Hōʻale – Making Waves with Hawaiian Culture in Business


Photo: Tate Castillo

It’s Monday, 7:30 am, and I’m driving on the Pali toward downtown Honolulu. The entire commute a torrent of thoughts about my week flow through my head. “Should I buy malasadas or Napples for today’s meeting?” As I drive down Bishop Street, I flip through the radio stations and tuck in my aloha shirt when the intro to Hawaiʻi 78 by the legendary Israel Kamakawiwoʻole chills me like a night breeze: “Ua mau . . . ke ea o ka ʻāina . . . i ka pono . . . o Hawaiʻi.” Suddenly, my mind is quieted. I feel centered and calm – filled with poignant focus.

It’s cliche to say that “you need to know where you’re from to know where you’re going,” but that doesn’t make it any less true. As a Native Hawaiian, an entrepreneur, and someone in their mid-20s, I regularly find myself ambitiously navigating the world around me in hopes of a better future. My culture and heritage act as both an anchor and a guiding star to not only help me know how to get where I’m going, but also why I’m going in the first place. Personally, I aim to weave Native Hawaiian culture into the very DNA of every business I’m a part of or start.

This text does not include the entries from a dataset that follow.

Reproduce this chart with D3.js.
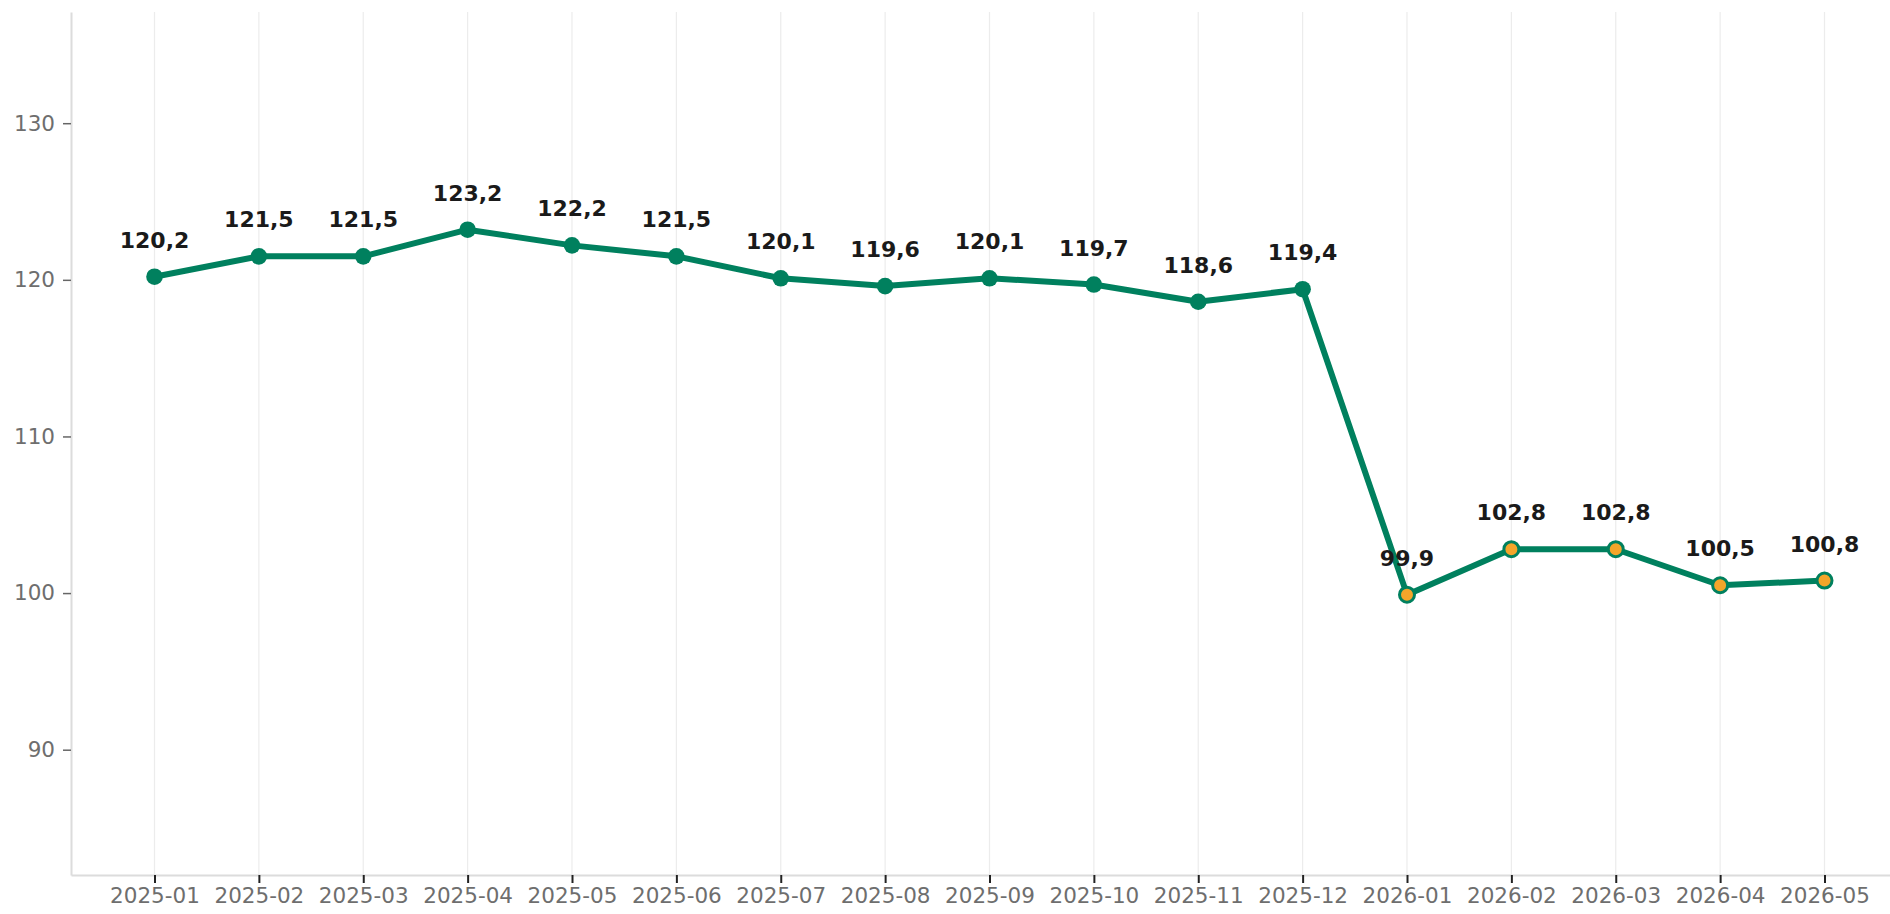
<!DOCTYPE html>
<html>
<head>
<meta charset="utf-8">
<script src="https://cdn.jsdelivr.net/npm/d3@7"></script>
<style>
  html, body { margin: 0; padding: 0; background: #fff; }
  svg { display: block; overflow: hidden; }
  text { font-family: "DejaVu Sans", sans-serif; }
</style>
</head>
<body>
<svg id="chart" width="1890" height="914"></svg>
<script>
// months on the x axis
const months = ["2025-01", "2025-02", "2025-03", "2025-04", "2025-05", "2025-06",
  "2025-07", "2025-08", "2025-09", "2025-10", "2025-11", "2025-12",
  "2026-01", "2026-02", "2026-03", "2026-04", "2026-05"];
// index values
const values = [120.2, 121.5, 121.5, 123.2, 122.2, 121.5, 120.1, 119.6, 120.1, 119.7,
  118.6, 119.4, 99.9, 102.8, 102.8, 100.5, 100.8];
// marker kind: actual vs highlighted
const kinds = ["a", "a", "a", "a", "a", "a", "a", "a", "a", "a", "a", "a",
  "h", "h", "h", "h", "h"];
const yTicks = [90, 100, 110, 120, 130];

const green = "#00805e";
const orange = "#f4a52a";

const svg = d3.select("#chart");
const margin = { left: 71, top: 12, bottom: 39 };
const plotW = 1837;
const plotH = 914 - margin.top - margin.bottom;

const g = svg.append("g").attr("transform", `translate(${margin.left},${margin.top})`);

const x = d3.scalePoint().domain(months).range([0, plotW]).padding(0.8);
const y = d3.scaleLinear().domain([82, 137.1]).range([plotH, 0]);

// vertical grid
g.append("g")
  .selectAll("line")
  .data(months)
  .join("line")
  .attr("x1", d => x(d)).attr("x2", d => x(d))
  .attr("y1", 0).attr("y2", plotH)
  .attr("stroke", "#ececec")
  .attr("stroke-width", 1.2);

// y axis
const yAxis = g.append("g")
  .call(d3.axisLeft(y).tickValues(yTicks).tickSize(8).tickSizeOuter(0).tickPadding(8));
yAxis.select(".domain").attr("stroke", "#dcdcdc").attr("stroke-width", 2);
yAxis.selectAll(".tick line").attr("stroke", "#666").attr("stroke-width", 1.5);
yAxis.selectAll(".tick text").attr("fill", "#6e6e6e").style("font-size", "21.5px");

// x axis
const xAxis = g.append("g")
  .attr("transform", `translate(0,${plotH})`)
  .call(d3.axisBottom(x).tickSize(8).tickSizeOuter(0).tickPadding(5));
xAxis.select(".domain").attr("stroke", "#dcdcdc").attr("stroke-width", 2);
xAxis.selectAll(".tick line").attr("stroke", "#222").attr("stroke-width", 2);
xAxis.selectAll(".tick text").attr("fill", "#6e6e6e").style("font-size", "21.5px");

const data = months.map((m, i) => ({ m, v: values[i], k: kinds[i] }));

// line
g.append("path")
  .datum(data)
  .attr("fill", "none")
  .attr("stroke", green)
  .attr("stroke-width", 6)
  .attr("stroke-linejoin", "round")
  .attr("d", d3.line().x(d => x(d.m)).y(d => y(d.v)));

// markers
g.append("g")
  .selectAll("circle")
  .data(data)
  .join("circle")
  .attr("cx", d => x(d.m))
  .attr("cy", d => y(d.v))
  .attr("r", d => d.k === "h" ? 7.5 : 8.3)
  .attr("fill", d => d.k === "h" ? orange : green)
  .attr("stroke", green)
  .attr("stroke-width", d => d.k === "h" ? 3 : 0);

// value labels
g.append("g")
  .selectAll("text")
  .data(data)
  .join("text")
  .attr("x", d => x(d.m))
  .attr("y", d => y(d.v) - 29)
  .attr("text-anchor", "middle")
  .attr("fill", "#1a1a1a")
  .style("font-size", "22px")
  .style("font-weight", "bold")
  .text(d => d.v.toFixed(1).replace(".", ","));
</script>
</body>
</html>
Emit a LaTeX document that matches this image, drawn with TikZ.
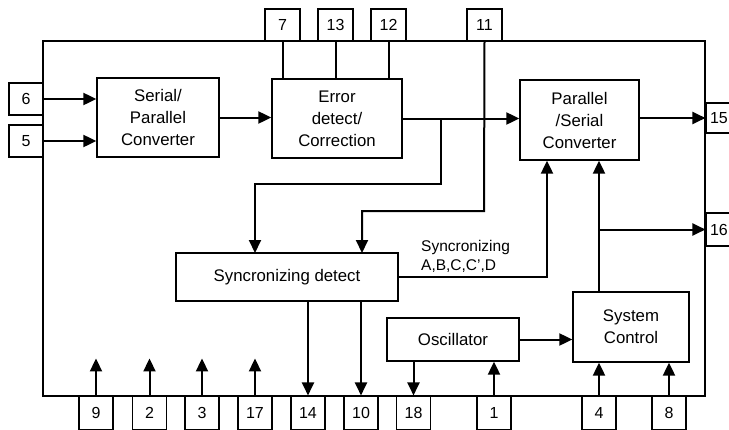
\documentclass[tikz,border=0pt]{standalone}
\usepackage{fontspec}
\setmainfont{Liberation Sans}
\usetikzlibrary{arrows.meta}
\begin{document}
\begin{tikzpicture}[x=1pt,y=-1pt,
  blk/.style={draw,line width=1.3pt,inner sep=0pt,align=center,font=\fontsize{16.8}{22}\selectfont},
  pin/.style={draw,line width=1.1pt,inner sep=0pt,minimum width=34pt,font=\fontsize{16}{18}\selectfont},
  arr/.style={line width=2pt,-{Triangle[length=13pt,width=12pt]}},
  ln/.style={line width=2pt}]
\clip (0,0) rectangle (729,429);
\fill[white] (0,0) rectangle (729,429);
% pins
\node[pin,minimum height=32pt] (p6) at (26,99) {6};
\node[pin,minimum height=32pt] (p5) at (26,141) {5};
\node[pin,minimum height=32pt,minimum width=35pt] (p7) at (282.5,25) {7};
\node[pin,minimum height=32pt,minimum width=35pt] (p13) at (335.5,25) {13};
\node[pin,minimum height=32pt,minimum width=35pt] (p12) at (388.5,25) {12};
\node[pin,minimum height=32pt,minimum width=35pt] (p11) at (484.5,25) {11};
\node[pin,minimum height=30pt,text width=26pt,align=left] (p15) at (723,118) {15};
\node[pin,minimum height=33pt,text width=26pt,align=left] (p16) at (723,229.5) {16};
\foreach \n/\x in {9/96,2/149.5,3/202,17/255,14/308,10/361,18/413.5,1/494,4/599,8/669}
  \node[pin,minimum height=34pt] (p\n) at (\x,413) {\n};
% frame
\draw[line width=2pt] (43,41) rectangle (705,396);
% blocks
\node[blk,minimum width=122pt,minimum height=79pt] (sp) at (158,117.5) {Serial/\\Parallel\\Converter};
\node[blk,minimum width=130pt,minimum height=79pt] (ed) at (337,118.5) {Error\\detect/\\Correction};
\node[blk,minimum width=119pt,minimum height=80pt] (ps) at (579.5,120) {Parallel\\/Serial\\Converter};
\node[blk,minimum width=222pt,minimum height=48pt] (sd) at (287,277) {Syncronizing detect};
\node[blk,minimum width=132pt,minimum height=43pt] (osc) at (453,339.5) {Oscillator};
\node[blk,minimum width=116pt,minimum height=70pt] (sc) at (631,327) {System\\Control};
% label
\node[anchor=south west,align=left,inner sep=1pt,font=\fontsize{15.5}{19}\selectfont] (lab) at (420,274) {Syncronizing\\A,B,C,C',D};
% connectors
\draw[arr] (p6.east) -- (p6.east -| sp.west);
\draw[arr] (p5.east) -- (p5.east -| sp.west);
\draw[arr] (sp.east) -- (sp.east -| ed.west);
\draw[ln] (p7.south) -- (p7.south |- ed.north);
\draw[ln] (p13.south) -- (p13.south |- ed.north);
\draw[ln] (p12.south) -- (p12.south |- ed.north);
\draw[arr] (ed.east) -- (ed.east -| ps.west);
\coordinate (b1) at (441,118.5);
\draw[arr] (b1) -- (441,184) -- (255,184) -- (255,253);
\draw[arr] (p11.south) -- (484,211) -- (362,211) -- (362,253);
\draw[arr] (sd.east) -- (547,277) -- (ps.south -| 547,0);
\draw[arr] (sd.south -| p14.north) -- (p14.north);
\draw[arr] (sd.south -| p10.north) -- (p10.north);
\draw[arr] (osc.east) -- (osc.east -| sc.west);
\draw[arr] (osc.south -| p18.north) -- (p18.north);
\draw[arr] (p1.north) -- (p1.north |- osc.south);
\draw[arr] (p4.north) -- (p4.north |- sc.south);
\draw[arr] (p8.north) -- (p8.north |- sc.south);
\draw[arr] (sc.north -| p4.north) -- (ps.south -| p4.north);
\draw[arr] (p16.west -| p4.north) -- (p16.west);
\draw[arr] (ps.east |- p15.west) -- (p15.west);
\foreach \n in {9,2,3,17}
  \draw[arr] (p\n.north) -- ++(0,-37);
\end{tikzpicture}
\end{document}
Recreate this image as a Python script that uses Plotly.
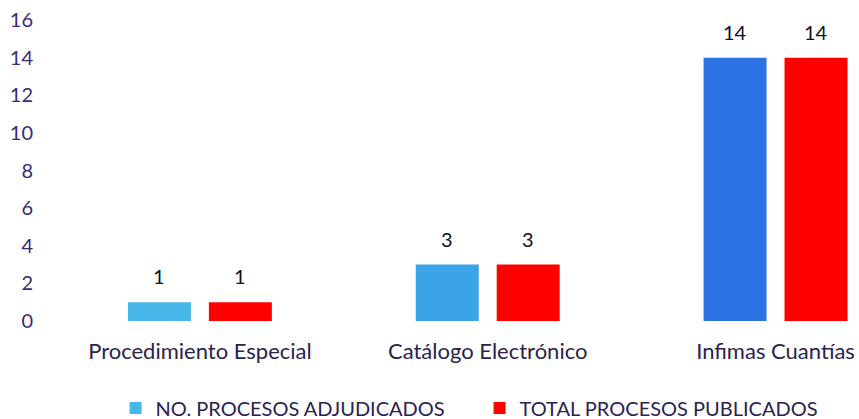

My first startup, Kope Soap, upcycles coffee grounds from Honolulu Coffee Company into locally-made soaps. Mālama ʻāina is at the core of our business model to reduce waste and take better care of the environment. Our commitment to sustainability stems from my education at Kamehameha Schools where we were taught to be stewards of the land. Also, aloha kekahi i kekahi (loving one another) is ever important during the pandemic, so we cut our prices in half to make our products more affordable, encourage cleanliness, and put people before profits.

My newest venture, Polū Energy, is developing indigenously-inspired tech that generates renewable “blue” energy from mixing wai (fresh water) and kai (salt water). Such mixing in muliwai (estuaries), where rivers meet the ocean, is why loko iʻa are abundant ʻāina momona. Similarly, we will harvest clean energy from the ocean and empower carbon negative seawater desalination to provide communities with clean water and clean electricity. Estimates say that drinkable water only makes up 0.007% of Earth’s water, so it’s time for an ʻāina-minded movement before it’s too late.

Hōʻale i ka wai ua lana mālie (Stirring up still waters). While this ʻōlelo noʻeau warns not to stir up controversies, with makawalu, my modern kaona is that of a metaphor for innovative disruption influenced by Hawaiian values. In the startup scene, disruption of stale institutions is often associated with arrogance and rebuke of the old in favor of the new. Hōʻale (gentle disruption), however, respects and adapts history and tradition with innovation for the future. Thus, hōʻale is at the naʻau of Polū Energy in stirring up the renewable energy space. Imua a hōʻale e nā pua a Hawaiʻi.

Tate Leleʻiohoku Castillo is from Kāneʻohe, Oʻahu and is an alumnus of Kamehameha Schools Kapālama (’14) and the Shidler College of Business at the University of Hawaiʻi at Mānoa (’18). He founded Kope Soap (an upcycled coffee soap startup partnered with Honolulu Coffee Company) as an undergraduate studying Finance, Entrepreneurship, and International Business. Currently finishing up his JD & MBA from the William S. Richardson School of Law and the Shidler College of Business, he’s also leading his latest venture, Polū Energy (a renewable “blue” energy startup), in the Purple Maiʻa Foundation’s Purple Prize (an indigenous innovation incubator).